WHAT YOU SHOULD DO: Copy, exactly as written, the lines that begin at the one containing "Emit a Python" and end at the one containing "i in range(32)]". Skip any pictures in the data below.

GIVEN RECORDS:
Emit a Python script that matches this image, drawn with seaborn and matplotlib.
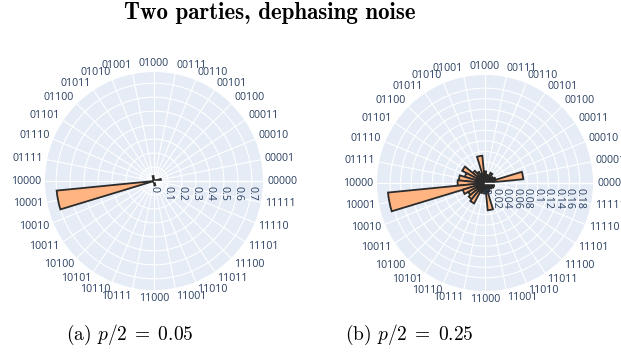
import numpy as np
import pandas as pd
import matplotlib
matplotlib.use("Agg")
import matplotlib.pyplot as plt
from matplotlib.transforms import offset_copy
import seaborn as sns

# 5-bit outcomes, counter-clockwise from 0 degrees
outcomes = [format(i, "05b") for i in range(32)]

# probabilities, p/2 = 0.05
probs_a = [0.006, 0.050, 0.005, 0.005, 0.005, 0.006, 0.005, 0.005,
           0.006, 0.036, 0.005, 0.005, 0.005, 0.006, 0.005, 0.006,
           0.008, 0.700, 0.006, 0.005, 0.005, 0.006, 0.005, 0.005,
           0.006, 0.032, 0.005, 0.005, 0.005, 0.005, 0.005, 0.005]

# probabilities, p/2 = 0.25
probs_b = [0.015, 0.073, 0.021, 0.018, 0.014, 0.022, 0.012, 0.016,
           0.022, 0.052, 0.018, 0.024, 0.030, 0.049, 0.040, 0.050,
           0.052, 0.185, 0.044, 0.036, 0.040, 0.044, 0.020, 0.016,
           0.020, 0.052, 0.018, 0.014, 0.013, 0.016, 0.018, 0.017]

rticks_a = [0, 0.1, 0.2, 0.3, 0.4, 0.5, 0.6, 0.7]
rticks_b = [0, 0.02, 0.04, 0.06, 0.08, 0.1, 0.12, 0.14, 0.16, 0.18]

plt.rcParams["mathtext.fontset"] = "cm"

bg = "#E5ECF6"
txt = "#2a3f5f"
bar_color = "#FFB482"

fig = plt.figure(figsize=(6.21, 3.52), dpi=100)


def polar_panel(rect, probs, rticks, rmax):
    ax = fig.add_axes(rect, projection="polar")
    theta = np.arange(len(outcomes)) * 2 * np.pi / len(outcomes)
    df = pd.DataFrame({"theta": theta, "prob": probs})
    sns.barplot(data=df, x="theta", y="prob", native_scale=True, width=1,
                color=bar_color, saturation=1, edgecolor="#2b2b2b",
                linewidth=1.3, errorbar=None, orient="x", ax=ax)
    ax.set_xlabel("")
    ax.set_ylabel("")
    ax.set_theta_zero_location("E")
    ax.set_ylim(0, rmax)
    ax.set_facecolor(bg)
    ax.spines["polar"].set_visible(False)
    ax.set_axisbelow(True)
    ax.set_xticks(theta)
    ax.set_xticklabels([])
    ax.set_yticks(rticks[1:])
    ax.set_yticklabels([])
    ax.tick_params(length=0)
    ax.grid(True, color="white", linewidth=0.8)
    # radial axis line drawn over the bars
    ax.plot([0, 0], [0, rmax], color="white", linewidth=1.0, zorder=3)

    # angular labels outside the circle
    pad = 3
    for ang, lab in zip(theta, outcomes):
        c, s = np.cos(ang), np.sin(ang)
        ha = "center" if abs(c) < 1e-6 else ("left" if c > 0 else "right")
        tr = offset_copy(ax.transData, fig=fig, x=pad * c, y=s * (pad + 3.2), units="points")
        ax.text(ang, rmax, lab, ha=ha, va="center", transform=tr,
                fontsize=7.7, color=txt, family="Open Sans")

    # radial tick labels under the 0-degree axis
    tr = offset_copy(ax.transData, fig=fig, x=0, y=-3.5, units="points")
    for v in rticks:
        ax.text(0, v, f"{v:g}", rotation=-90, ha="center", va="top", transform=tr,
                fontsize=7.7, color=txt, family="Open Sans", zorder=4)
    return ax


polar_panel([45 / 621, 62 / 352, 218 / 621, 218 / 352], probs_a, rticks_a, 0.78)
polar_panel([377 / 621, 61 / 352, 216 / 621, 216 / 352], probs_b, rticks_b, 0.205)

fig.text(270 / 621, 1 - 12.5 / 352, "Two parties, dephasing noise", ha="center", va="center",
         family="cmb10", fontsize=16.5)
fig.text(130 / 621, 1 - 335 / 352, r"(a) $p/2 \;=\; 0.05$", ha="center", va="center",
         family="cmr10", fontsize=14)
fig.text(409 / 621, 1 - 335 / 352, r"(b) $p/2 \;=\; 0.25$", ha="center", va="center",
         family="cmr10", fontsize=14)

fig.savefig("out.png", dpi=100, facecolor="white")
...
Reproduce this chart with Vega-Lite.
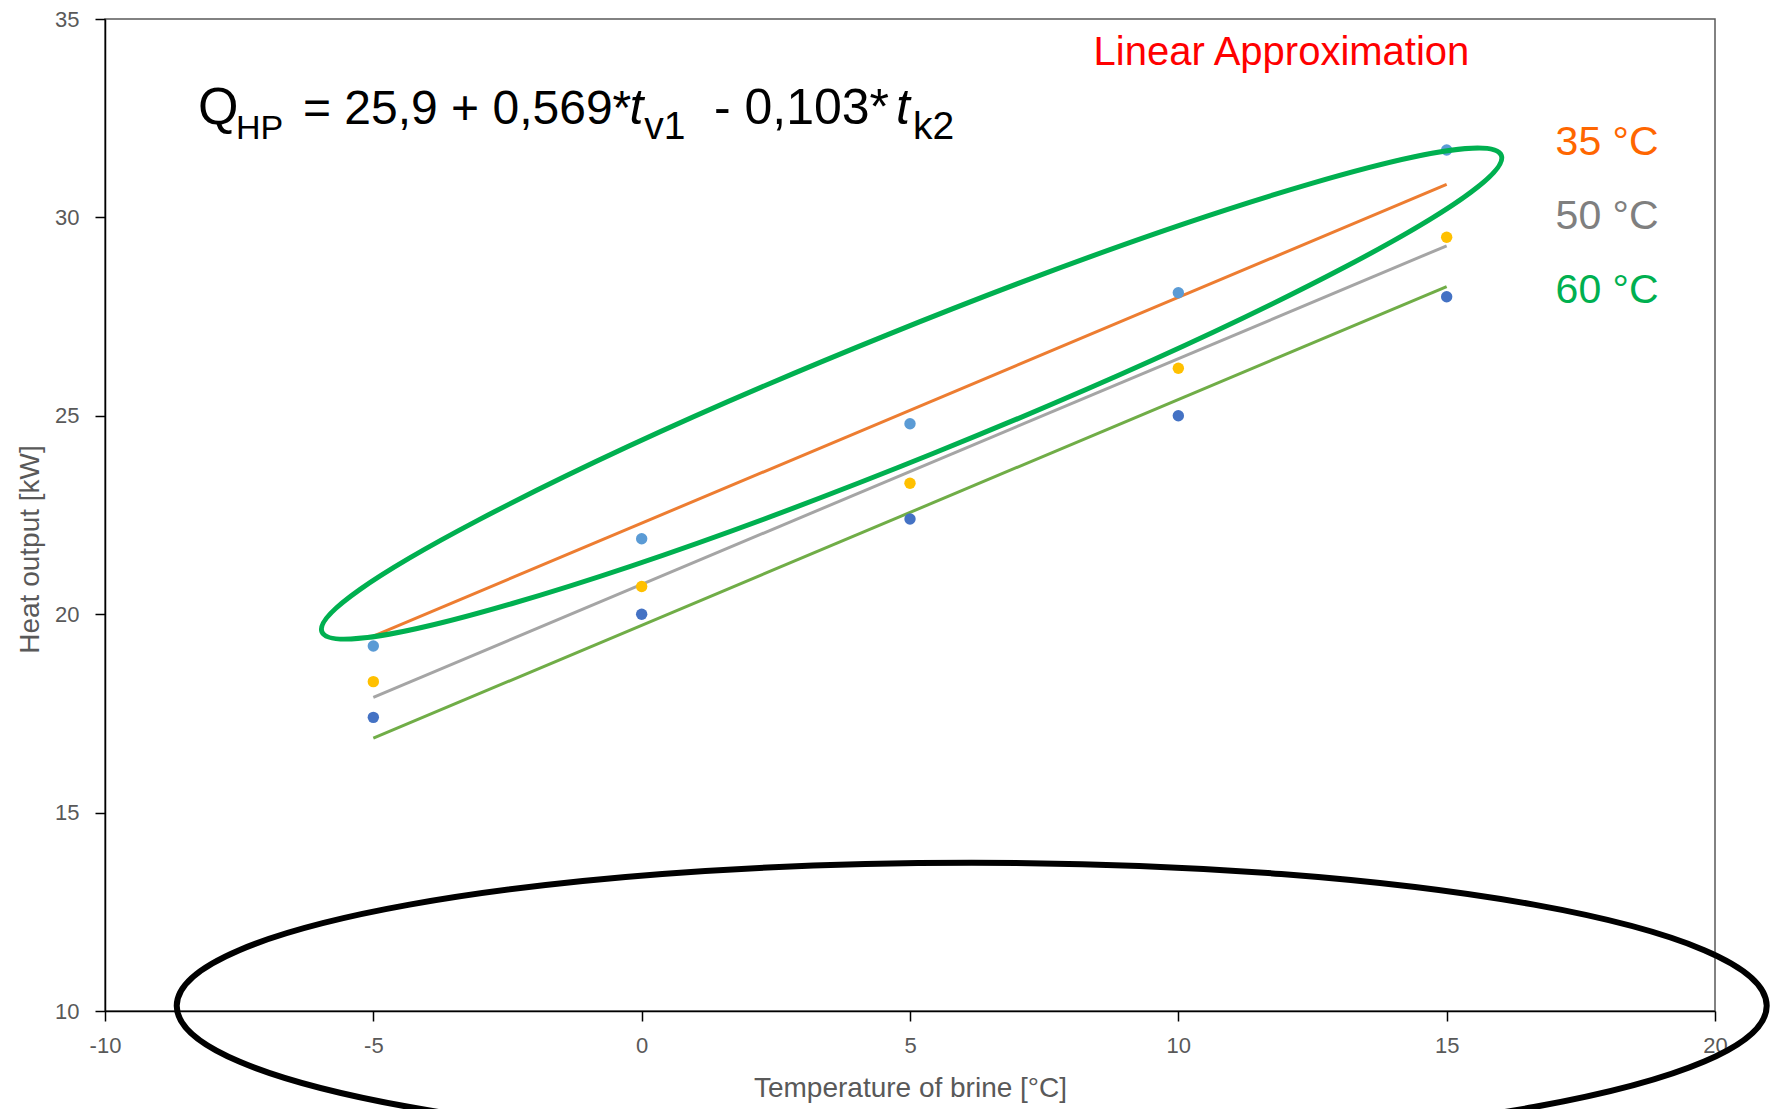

RESPONSE:
Emit a Python script that matches this image, drawn with seaborn and matplotlib.
import numpy as np
import pandas as pd
import matplotlib
matplotlib.use("Agg")
import matplotlib.pyplot as plt
from matplotlib.transforms import offset_copy
import seaborn as sns

# 5-bit outcomes, counter-clockwise from 0 degrees
outcomes = [format(i, "05b") for i in range(32)]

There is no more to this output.